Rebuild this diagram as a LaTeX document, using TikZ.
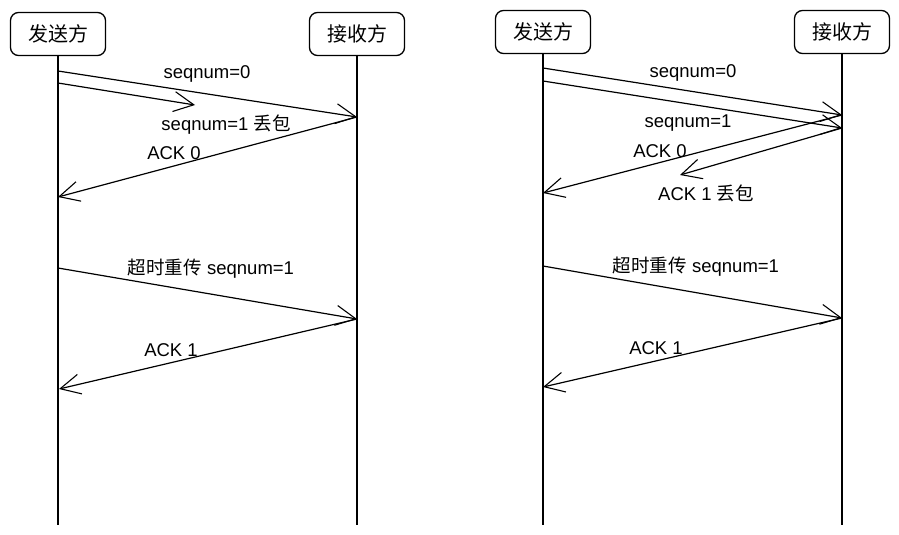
\documentclass[tikz,border=0pt]{standalone}
\usepackage{fontspec}
\setmainfont{Liberation Sans}
\newfontfamily\cjk{Noto Sans CJK SC}
\usetikzlibrary{arrows.meta}
\newcommand{\zh}[1]{{\cjk #1}}
\begin{document}
\begin{tikzpicture}[x=1pt,y=-1pt,
  every node/.style={font=\fontsize{18.5}{22}\selectfont},
  actor/.style={draw, rounded corners=8pt, line width=1.3pt, minimum width=95pt, minimum height=43pt, inner sep=0pt, font=\fontsize{20}{24}\selectfont},
  life/.style={line width=1.1pt},
  msg/.style={line width=1.2pt, -{Straight Barb[length=20pt,width=20pt,line width=1.1pt]}},
  lbl/.style={inner sep=0pt}]
\useasboundingbox (0,0) rectangle (899,535);
% ---------- left diagram ----------
\node[actor] (sL) at (58,34) {\zh{发送方}};
\node[actor] (rL) at (357,34) {\zh{接收方}};
\coordinate (sLend) at (58,525);
\coordinate (rLend) at (357,525);
\draw[life] (sL.south) -- (sLend);
\draw[life] (rL.south) -- (rLend);
\coordinate (a1) at (58,71);
\coordinate (a2) at (58,83);
\coordinate (a3) at (357,117);
\coordinate (a4) at (195,105);
\coordinate (a5) at (58,197);
\coordinate (a6) at (58,268);
\coordinate (a7) at (357,319);
\coordinate (a8) at (59,389);
\draw[msg] (a1) -- (a3);
\draw[msg] (a2) -- (a4);
\draw[msg] (a3) -- (a5);
\draw[msg] (a6) -- (a7);
\draw[msg] (a7) -- (a8);
\node[lbl] (l1) at (207,74) {seqnum=0};
\node[lbl] (l2) at (226,125) {seqnum=1 \zh{丢包}};
\node[lbl] (l3) at (174,153) {ACK 0};
\node[lbl] (l4) at (211,269) {\zh{超时重传} seqnum=1};
\node[lbl] (l5) at (171,350) {ACK 1};
% ---------- right diagram ----------
\node[actor] (sR) at (543,32) {\zh{发送方}};
\node[actor] (rR) at (842,32) {\zh{接收方}};
\coordinate (sRend) at (543,525);
\coordinate (rRend) at (842,525);
\draw[life] (sR.south) -- (sRend);
\draw[life] (rR.south) -- (rRend);
\coordinate (b1) at (543,68);
\coordinate (b2) at (543,81);
\coordinate (b3) at (842,115);
\coordinate (b4) at (842,128);
\coordinate (b5) at (543,193);
\coordinate (b6) at (680,175);
\coordinate (b7) at (543,266);
\coordinate (b8) at (842,318);
\coordinate (b9) at (543,387);
\draw[msg] (b1) -- (b3);
\draw[msg] (b2) -- (b4);
\draw[msg] (b3) -- (b5);
\draw[msg] (b4) -- (b6);
\draw[msg] (b7) -- (b8);
\draw[msg] (b8) -- (b9);
\node[lbl] (m1) at (693,73) {seqnum=0};
\node[lbl] (m2) at (688,123) {seqnum=1};
\node[lbl] (m3) at (660,151) {ACK 0};
\node[lbl] (m4) at (706,193) {ACK 1 \zh{丢包}};
\node[lbl] (m5) at (696,267) {\zh{超时重传} seqnum=1};
\node[lbl] (m6) at (656,348) {ACK 1};
\end{tikzpicture}
\end{document}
--------
:: THE PROBLEM ::
Reproduce each line exactly, please, except for any pictures.

:: EXERCISE RESPONSE ::
Rebuild this diagram as a LaTeX document, using TikZ.
\documentclass[tikz,border=0pt]{standalone}
\usepackage{fontspec}
\setmainfont{Liberation Sans}
\newfontfamily\cjk{Noto Sans CJK SC}
\usetikzlibrary{arrows.meta}
\newcommand{\zh}[1]{{\cjk #1}}
\begin{document}
\begin{tikzpicture}[x=1pt,y=-1pt,
  every node/.style={font=\fontsize{18.5}{22}\selectfont},
  actor/.style={draw, rounded corners=8pt, line width=1.3pt, minimum width=95pt, minimum height=43pt, inner sep=0pt, font=\fontsize{20}{24}\selectfont},
  life/.style={line width=1.1pt},
  msg/.style={line width=1.2pt, -{Straight Barb[length=20pt,width=20pt,line width=1.1pt]}},
  lbl/.style={inner sep=0pt}]
\useasboundingbox (0,0) rectangle (899,535);
% ---------- left diagram ----------
\node[actor] (sL) at (58,34) {\zh{发送方}};
\node[actor] (rL) at (357,34) {\zh{接收方}};
\coordinate (sLend) at (58,525);
\coordinate (rLend) at (357,525);
\draw[life] (sL.south) -- (sLend);
\draw[life] (rL.south) -- (rLend);
\coordinate (a1) at (58,71);
\coordinate (a2) at (58,83);
\coordinate (a3) at (357,117);
\coordinate (a4) at (195,105);
\coordinate (a5) at (58,197);
\coordinate (a6) at (58,268);
\coordinate (a7) at (357,319);
\coordinate (a8) at (59,389);
\draw[msg] (a1) -- (a3);
\draw[msg] (a2) -- (a4);
\draw[msg] (a3) -- (a5);
\draw[msg] (a6) -- (a7);
\draw[msg] (a7) -- (a8);
\node[lbl] (l1) at (207,74) {seqnum=0};
\node[lbl] (l2) at (226,125) {seqnum=1 \zh{丢包}};
\node[lbl] (l3) at (174,153) {ACK 0};
\node[lbl] (l4) at (211,269) {\zh{超时重传} seqnum=1};
\node[lbl] (l5) at (171,350) {ACK 1};
% ---------- right diagram ----------
\node[actor] (sR) at (543,32) {\zh{发送方}};
\node[actor] (rR) at (842,32) {\zh{接收方}};
\coordinate (sRend) at (543,525);
\coordinate (rRend) at (842,525);
\draw[life] (sR.south) -- (sRend);
\draw[life] (rR.south) -- (rRend);
\coordinate (b1) at (543,68);
\coordinate (b2) at (543,81);
\coordinate (b3) at (842,115);
\coordinate (b4) at (842,128);
\coordinate (b5) at (543,193);
\coordinate (b6) at (680,175);
\coordinate (b7) at (543,266);
\coordinate (b8) at (842,318);
\coordinate (b9) at (543,387);
\draw[msg] (b1) -- (b3);
\draw[msg] (b2) -- (b4);
\draw[msg] (b3) -- (b5);
\draw[msg] (b4) -- (b6);
\draw[msg] (b7) -- (b8);
\draw[msg] (b8) -- (b9);
\node[lbl] (m1) at (693,73) {seqnum=0};
\node[lbl] (m2) at (688,123) {seqnum=1};
\node[lbl] (m3) at (660,151) {ACK 0};
\node[lbl] (m4) at (706,193) {ACK 1 \zh{丢包}};
\node[lbl] (m5) at (696,267) {\zh{超时重传} seqnum=1};
\node[lbl] (m6) at (656,348) {ACK 1};
\end{tikzpicture}
\end{document}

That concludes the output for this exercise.